### DATA PROVIDED
_ _ _
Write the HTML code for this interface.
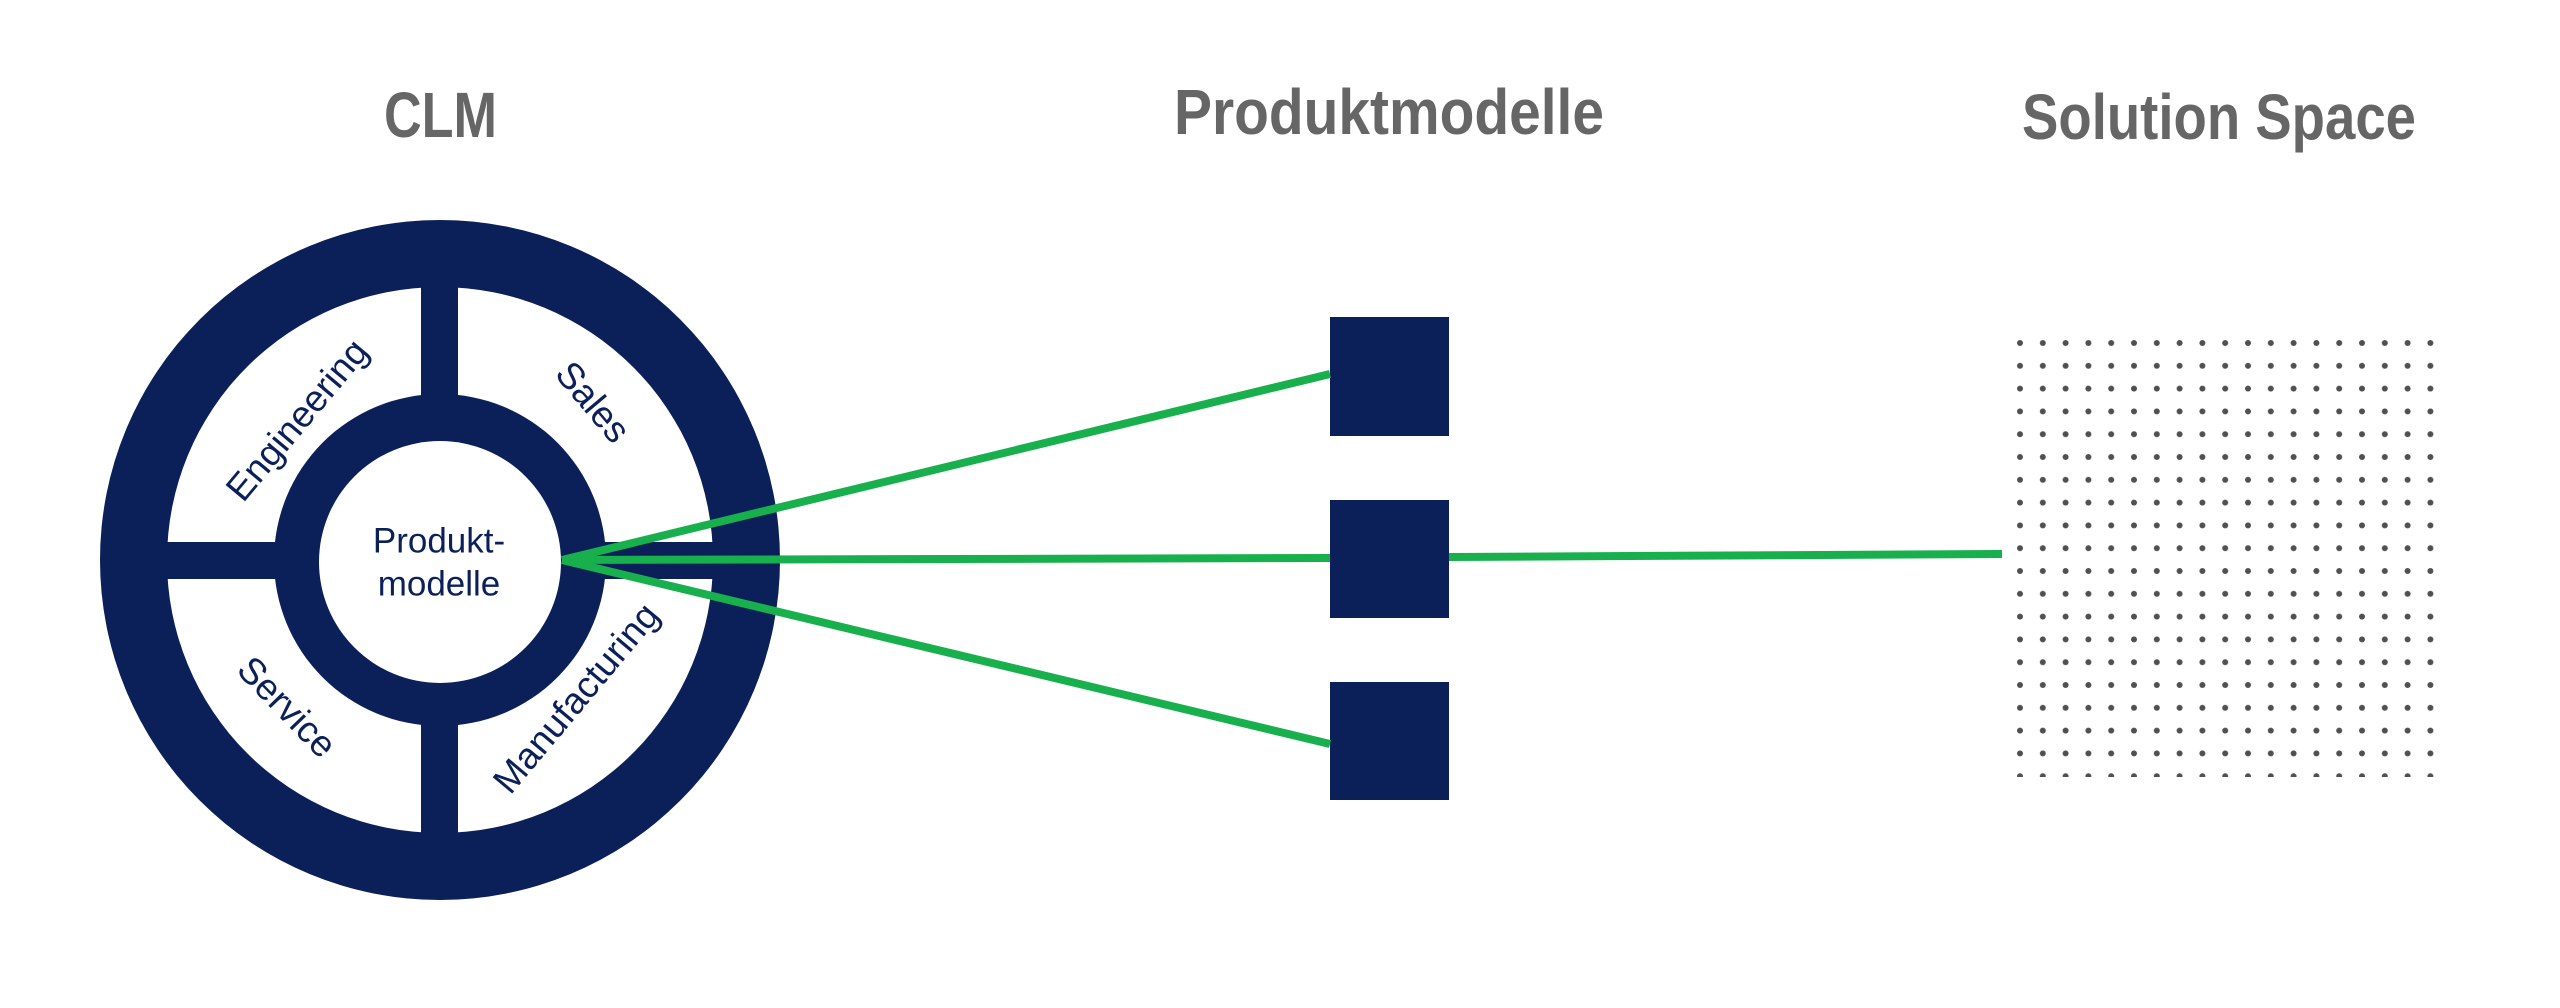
<!DOCTYPE html>
<html><head><meta charset="utf-8"><style>
html,body{margin:0;padding:0;background:#fff;}
svg{display:block;}
</style></head><body>
<svg width="2560" height="1008" viewBox="0 0 2560 1008" xmlns="http://www.w3.org/2000/svg">
<defs>
<pattern id="dots" x="2008.6" y="331.6" width="22.8" height="22.8" patternUnits="userSpaceOnUse">
<circle cx="11.4" cy="11.4" r="3" fill="#505050"/>
</pattern>
</defs>
<g font-family="Liberation Sans, sans-serif" font-weight="bold" fill="#666" font-size="64">
<text x="384" y="137" textLength="113" lengthAdjust="spacingAndGlyphs">CLM</text>
<text x="1174" y="134" textLength="430" lengthAdjust="spacingAndGlyphs">Produktmodelle</text>
<text x="2022" y="139" textLength="394" lengthAdjust="spacingAndGlyphs">Solution Space</text>
</g>
<circle cx="440" cy="560" r="340" fill="#0b2059"/>
<circle cx="440" cy="560" r="273" fill="#fff"/>
<circle cx="440" cy="560" r="166" fill="#0b2059"/>
<circle cx="440" cy="562" r="121" fill="#fff"/>
<rect x="421" y="287" width="37" height="108" fill="#0b2059"/>
<rect x="421" y="725" width="37" height="110" fill="#0b2059"/>
<rect x="166" y="542" width="110" height="37" fill="#0b2059"/>
<rect x="604" y="542" width="110" height="37" fill="#0b2059"/>
<g font-family="Liberation Sans, sans-serif" fill="#0b2059" font-size="35" text-anchor="middle" dominant-baseline="central">
<text x="439" y="541">Produkt-</text>
<text x="439" y="584">modelle</text>
<text transform="translate(297,420) rotate(-50)" font-size="37">Engineering</text>
<text transform="translate(593,402) rotate(50)" font-size="37">Sales</text>
<text transform="translate(287,707) rotate(46)" font-size="37">Service</text>
<text transform="translate(576,698) rotate(-50)" font-size="37">Manufacturing</text>
</g>
<rect x="1330" y="317" width="119" height="119" fill="#0b2059"/>
<rect x="1330" y="500" width="119" height="118" fill="#0b2059"/>
<rect x="1330" y="682" width="119" height="118" fill="#0b2059"/>
<g stroke="#17b04c" stroke-width="8" stroke-linecap="butt" fill="none">
<line x1="562" y1="560" x2="1330" y2="374"/>
<line x1="562" y1="560" x2="1330" y2="558"/>
<line x1="562" y1="560" x2="1330" y2="744"/>
<line x1="1449" y1="557" x2="2002" y2="554"/>
</g>
<rect x="2008" y="331" width="434" height="446" fill="url(#dots)"/>
</svg>
</body></html>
_ _ _
### SHORT EXERCISE
Quote in full the listing given above; the images are to be left out.

### FINISHED TASK
Write the HTML code for this interface.
<!DOCTYPE html>
<html><head><meta charset="utf-8"><style>
html,body{margin:0;padding:0;background:#fff;}
svg{display:block;}
</style></head><body>
<svg width="2560" height="1008" viewBox="0 0 2560 1008" xmlns="http://www.w3.org/2000/svg">
<defs>
<pattern id="dots" x="2008.6" y="331.6" width="22.8" height="22.8" patternUnits="userSpaceOnUse">
<circle cx="11.4" cy="11.4" r="3" fill="#505050"/>
</pattern>
</defs>
<g font-family="Liberation Sans, sans-serif" font-weight="bold" fill="#666" font-size="64">
<text x="384" y="137" textLength="113" lengthAdjust="spacingAndGlyphs">CLM</text>
<text x="1174" y="134" textLength="430" lengthAdjust="spacingAndGlyphs">Produktmodelle</text>
<text x="2022" y="139" textLength="394" lengthAdjust="spacingAndGlyphs">Solution Space</text>
</g>
<circle cx="440" cy="560" r="340" fill="#0b2059"/>
<circle cx="440" cy="560" r="273" fill="#fff"/>
<circle cx="440" cy="560" r="166" fill="#0b2059"/>
<circle cx="440" cy="562" r="121" fill="#fff"/>
<rect x="421" y="287" width="37" height="108" fill="#0b2059"/>
<rect x="421" y="725" width="37" height="110" fill="#0b2059"/>
<rect x="166" y="542" width="110" height="37" fill="#0b2059"/>
<rect x="604" y="542" width="110" height="37" fill="#0b2059"/>
<g font-family="Liberation Sans, sans-serif" fill="#0b2059" font-size="35" text-anchor="middle" dominant-baseline="central">
<text x="439" y="541">Produkt-</text>
<text x="439" y="584">modelle</text>
<text transform="translate(297,420) rotate(-50)" font-size="37">Engineering</text>
<text transform="translate(593,402) rotate(50)" font-size="37">Sales</text>
<text transform="translate(287,707) rotate(46)" font-size="37">Service</text>
<text transform="translate(576,698) rotate(-50)" font-size="37">Manufacturing</text>
</g>
<rect x="1330" y="317" width="119" height="119" fill="#0b2059"/>
<rect x="1330" y="500" width="119" height="118" fill="#0b2059"/>
<rect x="1330" y="682" width="119" height="118" fill="#0b2059"/>
<g stroke="#17b04c" stroke-width="8" stroke-linecap="butt" fill="none">
<line x1="562" y1="560" x2="1330" y2="374"/>
<line x1="562" y1="560" x2="1330" y2="558"/>
<line x1="562" y1="560" x2="1330" y2="744"/>
<line x1="1449" y1="557" x2="2002" y2="554"/>
</g>
<rect x="2008" y="331" width="434" height="446" fill="url(#dots)"/>
</svg>
</body></html>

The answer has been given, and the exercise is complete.